Tidak semua sunnah boleh kita amalkan, akan tetapi ada sebagian sunnah yang menjadi khosois (kekhususan) yang hanya boleh dilakukan oleh Sang Baginda Nabi Muhammad Saw sebagai perintah langsung dari Allah SWT.
Allah berfirman :
لَقَدْ كَانَ لَكُمْ فِي رَسُولِ اللَّهِ أُسْوَةٌ حَسَنَةٌ لِمَنْ كَانَ يَرْجُو اللَّهَ وَالْيَوْمَ الْآخِرَ وَذَكَرَ اللَّهَ كَثِيرًا
Artinya: Sesungguhnya telah ada pada (diri) Rasulullah itu suri teladan yang baik bagimu (yaitu) bagi orang yang mengharap (rahmat) Allah dan (kedatangan) hari kiamat dan dia banyak menyebut Allah.
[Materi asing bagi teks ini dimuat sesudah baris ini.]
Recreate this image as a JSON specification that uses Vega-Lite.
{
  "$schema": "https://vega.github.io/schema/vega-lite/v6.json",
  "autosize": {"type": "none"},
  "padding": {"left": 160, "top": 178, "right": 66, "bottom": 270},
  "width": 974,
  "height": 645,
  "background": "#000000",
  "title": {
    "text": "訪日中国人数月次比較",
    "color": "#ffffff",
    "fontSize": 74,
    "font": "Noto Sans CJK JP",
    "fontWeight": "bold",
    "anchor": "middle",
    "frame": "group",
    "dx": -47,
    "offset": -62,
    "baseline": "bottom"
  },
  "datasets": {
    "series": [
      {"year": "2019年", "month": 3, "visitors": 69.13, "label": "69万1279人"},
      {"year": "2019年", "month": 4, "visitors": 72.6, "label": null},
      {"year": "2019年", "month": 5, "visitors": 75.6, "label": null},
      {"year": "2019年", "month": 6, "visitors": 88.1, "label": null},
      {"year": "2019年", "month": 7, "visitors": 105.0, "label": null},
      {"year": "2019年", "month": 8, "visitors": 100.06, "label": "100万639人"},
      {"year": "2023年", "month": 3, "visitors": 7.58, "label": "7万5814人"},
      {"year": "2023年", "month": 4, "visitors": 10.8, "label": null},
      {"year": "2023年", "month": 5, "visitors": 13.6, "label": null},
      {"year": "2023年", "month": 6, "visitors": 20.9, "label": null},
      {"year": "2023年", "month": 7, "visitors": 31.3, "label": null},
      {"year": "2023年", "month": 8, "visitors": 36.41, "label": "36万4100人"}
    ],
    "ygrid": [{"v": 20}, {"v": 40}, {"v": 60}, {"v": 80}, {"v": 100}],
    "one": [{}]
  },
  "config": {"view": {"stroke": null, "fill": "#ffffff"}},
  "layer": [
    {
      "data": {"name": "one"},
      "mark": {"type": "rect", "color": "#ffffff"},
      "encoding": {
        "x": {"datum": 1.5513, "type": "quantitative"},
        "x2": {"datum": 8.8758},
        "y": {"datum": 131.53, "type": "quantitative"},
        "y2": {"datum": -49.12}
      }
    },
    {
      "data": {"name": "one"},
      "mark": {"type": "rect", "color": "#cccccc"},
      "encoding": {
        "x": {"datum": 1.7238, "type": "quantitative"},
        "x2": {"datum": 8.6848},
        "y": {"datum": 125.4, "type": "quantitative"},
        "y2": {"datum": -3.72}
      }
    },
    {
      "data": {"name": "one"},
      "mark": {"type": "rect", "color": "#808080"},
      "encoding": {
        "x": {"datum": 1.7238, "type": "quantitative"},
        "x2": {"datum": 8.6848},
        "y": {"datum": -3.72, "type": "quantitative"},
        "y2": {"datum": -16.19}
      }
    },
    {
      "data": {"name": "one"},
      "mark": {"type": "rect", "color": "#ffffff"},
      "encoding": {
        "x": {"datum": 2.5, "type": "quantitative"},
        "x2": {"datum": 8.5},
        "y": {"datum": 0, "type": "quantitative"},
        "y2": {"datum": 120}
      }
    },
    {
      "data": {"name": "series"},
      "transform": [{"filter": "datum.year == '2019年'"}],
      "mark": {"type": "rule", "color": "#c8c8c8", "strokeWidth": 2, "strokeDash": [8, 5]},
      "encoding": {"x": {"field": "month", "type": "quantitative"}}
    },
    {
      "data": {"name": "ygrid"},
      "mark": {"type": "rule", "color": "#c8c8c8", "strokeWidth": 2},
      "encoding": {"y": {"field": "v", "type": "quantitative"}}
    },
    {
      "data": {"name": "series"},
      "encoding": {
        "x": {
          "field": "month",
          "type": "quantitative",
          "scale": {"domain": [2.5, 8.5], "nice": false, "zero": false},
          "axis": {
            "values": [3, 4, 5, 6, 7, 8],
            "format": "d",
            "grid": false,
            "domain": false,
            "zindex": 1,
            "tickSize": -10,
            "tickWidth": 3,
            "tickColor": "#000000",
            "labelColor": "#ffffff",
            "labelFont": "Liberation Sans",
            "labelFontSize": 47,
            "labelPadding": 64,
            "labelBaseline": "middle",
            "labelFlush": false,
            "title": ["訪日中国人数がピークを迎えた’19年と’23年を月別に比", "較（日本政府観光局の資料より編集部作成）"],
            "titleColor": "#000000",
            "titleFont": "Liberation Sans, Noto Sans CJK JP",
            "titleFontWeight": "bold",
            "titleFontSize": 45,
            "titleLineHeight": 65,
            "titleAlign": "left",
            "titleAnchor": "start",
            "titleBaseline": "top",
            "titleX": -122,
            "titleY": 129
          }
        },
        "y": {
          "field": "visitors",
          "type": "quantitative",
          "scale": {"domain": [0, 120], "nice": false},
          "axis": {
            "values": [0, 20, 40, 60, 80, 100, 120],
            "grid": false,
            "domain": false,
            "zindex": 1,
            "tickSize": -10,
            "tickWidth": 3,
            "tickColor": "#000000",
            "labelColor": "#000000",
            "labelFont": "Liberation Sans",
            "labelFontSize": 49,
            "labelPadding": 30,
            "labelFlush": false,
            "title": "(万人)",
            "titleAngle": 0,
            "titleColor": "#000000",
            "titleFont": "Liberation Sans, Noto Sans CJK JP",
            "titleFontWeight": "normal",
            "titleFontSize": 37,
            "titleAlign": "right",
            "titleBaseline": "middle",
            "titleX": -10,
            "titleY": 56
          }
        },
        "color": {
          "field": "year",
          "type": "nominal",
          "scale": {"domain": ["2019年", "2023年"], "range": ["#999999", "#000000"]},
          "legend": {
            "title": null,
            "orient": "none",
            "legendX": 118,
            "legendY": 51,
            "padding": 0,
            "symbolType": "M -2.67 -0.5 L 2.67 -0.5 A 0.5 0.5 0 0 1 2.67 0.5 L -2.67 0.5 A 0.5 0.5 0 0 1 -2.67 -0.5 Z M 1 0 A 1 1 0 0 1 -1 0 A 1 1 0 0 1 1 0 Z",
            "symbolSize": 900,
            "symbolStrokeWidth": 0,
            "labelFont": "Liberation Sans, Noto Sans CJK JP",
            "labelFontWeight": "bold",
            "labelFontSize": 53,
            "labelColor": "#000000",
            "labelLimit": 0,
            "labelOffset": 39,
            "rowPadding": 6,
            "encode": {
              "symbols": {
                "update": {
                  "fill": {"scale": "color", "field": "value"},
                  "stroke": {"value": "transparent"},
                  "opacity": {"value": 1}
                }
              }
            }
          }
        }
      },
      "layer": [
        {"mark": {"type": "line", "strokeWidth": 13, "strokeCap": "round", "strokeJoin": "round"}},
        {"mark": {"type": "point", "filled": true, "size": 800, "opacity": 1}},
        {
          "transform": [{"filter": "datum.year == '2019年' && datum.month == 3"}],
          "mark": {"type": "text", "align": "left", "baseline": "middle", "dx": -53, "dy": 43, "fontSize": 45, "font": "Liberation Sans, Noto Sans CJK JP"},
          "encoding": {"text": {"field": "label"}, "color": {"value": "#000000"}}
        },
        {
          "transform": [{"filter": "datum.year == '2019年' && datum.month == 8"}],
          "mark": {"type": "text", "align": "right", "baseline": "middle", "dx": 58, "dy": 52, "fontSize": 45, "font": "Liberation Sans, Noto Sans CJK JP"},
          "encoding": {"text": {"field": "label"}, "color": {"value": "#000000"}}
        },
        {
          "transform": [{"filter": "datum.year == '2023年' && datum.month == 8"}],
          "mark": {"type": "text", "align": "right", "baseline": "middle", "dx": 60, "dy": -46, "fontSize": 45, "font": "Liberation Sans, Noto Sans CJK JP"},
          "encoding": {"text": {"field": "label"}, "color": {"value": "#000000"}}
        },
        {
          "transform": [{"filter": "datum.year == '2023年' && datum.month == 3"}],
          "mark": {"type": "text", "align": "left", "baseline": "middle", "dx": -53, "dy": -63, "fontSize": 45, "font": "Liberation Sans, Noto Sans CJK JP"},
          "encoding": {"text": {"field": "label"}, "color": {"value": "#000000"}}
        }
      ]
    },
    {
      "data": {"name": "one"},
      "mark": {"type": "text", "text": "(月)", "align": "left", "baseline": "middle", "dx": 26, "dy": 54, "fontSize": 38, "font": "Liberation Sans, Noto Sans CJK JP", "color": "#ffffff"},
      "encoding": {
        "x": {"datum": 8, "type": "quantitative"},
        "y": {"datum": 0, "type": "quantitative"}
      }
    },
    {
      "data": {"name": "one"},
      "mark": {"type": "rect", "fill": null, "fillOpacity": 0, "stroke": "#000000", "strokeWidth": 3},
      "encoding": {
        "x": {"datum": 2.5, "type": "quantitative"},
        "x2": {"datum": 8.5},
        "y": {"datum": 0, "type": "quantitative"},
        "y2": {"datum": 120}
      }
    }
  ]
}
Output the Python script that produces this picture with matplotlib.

Dan di antara sifat-sifat Nabi Muhammad Saw adalah sifat beliau dalam bercanda kepada para sahabatnya. Hal tersebut beliau lakukan dengan maksud agar para sahabat mampu menerima semua aspek ajaran Nabi Muhammad Saw.
Karena Nabi Muhammad sendiri, beliau mempunyai wibawa yang sangat agung, dan tidak ada wibawa makhluk yang setara dengan wibawanya. Maka dari itu agar para sahabat mampu untuk menerima semua ajaran yang disampaikan oleh Baginda Rasulullah Saw, beliau menyelinginya dengan gurauan yang hak, sehingga para sahabat mampu menerima apa yang disampaikan oleh sang Baginda Rasulullah Saw.
Hal ini senada dengan perkataan para salaf tentang bercanda ala Rasulullah Saw, mereka berkata:
كان له مهابة، فلذا كان ينبسط مع الناس بالمداعبة والطلاقة والبشاشة.
“Rasulullah mempunyai wibawa yang agung, maka dari itu beliau bergaul kepada manusia (para shohabat) dengan senda gurau, kegembiraan dan keceriaan.”
Akan tetapi, dalam senda gurau Rasulullah Saw, kita harus memahami bahwa di dalamnya tidak ada unsur kebohongan, semua perkataan dan candaan yang beliau ucapkan adalah sebuah perkataan dan candaan yang haq tanpa ada sedikit pun kebohongan di dalamnya. Candaan Rasulullah Saw juga mengandung makna yang terselip didalamnya dan tidak semua orang dapat memahami akan makna itu.
Tertulis dalam sebuah riwayat dari Sayyidah Aisyah ra. Menjelaskan bahwasanya Rasulullah Saw juga pernah bercanda, dan Rasulullah Saw bersabda :
إن الله لا يؤاخذ المزاح الصادق في مزاحه.
“Sesungguhnya Allah tidak menghukum orang humoris yang benar dalam humornya”.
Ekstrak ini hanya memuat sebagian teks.